The Biblical designation, "a land flowing with milk and honey," should be suggestive enough to combine honey with dairy products. Honey cream, honey butter, honey cream cheese are whole-some combinations. To please the palate they could be flavored with chocolate, vanilla or malt.

Honey is widely used today as a food among primitive races. They mix it with milk, curds, cheese and especially with cereals and bread. The Anyanja tribe (Central Africa) make from maize flour, bananas and honey the so-called mkate, which is practically their sole food.

Honey is also used extensively, internally and externally in veterinary practice. A lean horse fed on honey and bran will rapidly put on flesh. Homer relates in the Iliad that Diomedes fed his horses honeyed barley.

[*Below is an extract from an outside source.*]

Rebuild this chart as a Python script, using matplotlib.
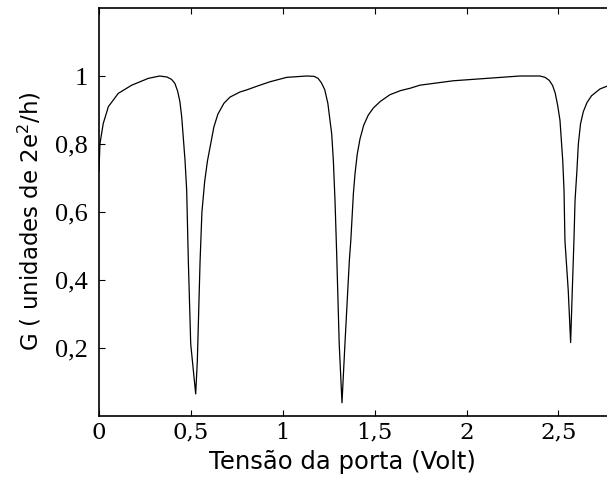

Luther C. Headley, of Madison, New Jersey, has experimented for years on feeding cows an admixture of honey, and has found that their milk and by-products are more nourishing. Leghorn pullets, fed on mash to which some of this milk had been added, lay gigantic eggs which almost burst out of the ordinary box and ran in weight more than thirty-three ounces to a dozen as compared with eggs weighing twenty-four ounces to a dozen laid by pullets of the identical strain not fed the same mixture. Honey has a marked effect on the muscles and bones of growing cattle. Members of the State Agricultural Association of New Jersey, who visited the Headley farm, expressed amazement at the size of a six-month old calf fed since birth on honey.

The owner of a large turkey farm in Connecticut, which is famous for the size and tenderness of its turkeys, feeds the birds on mash mixed with honey.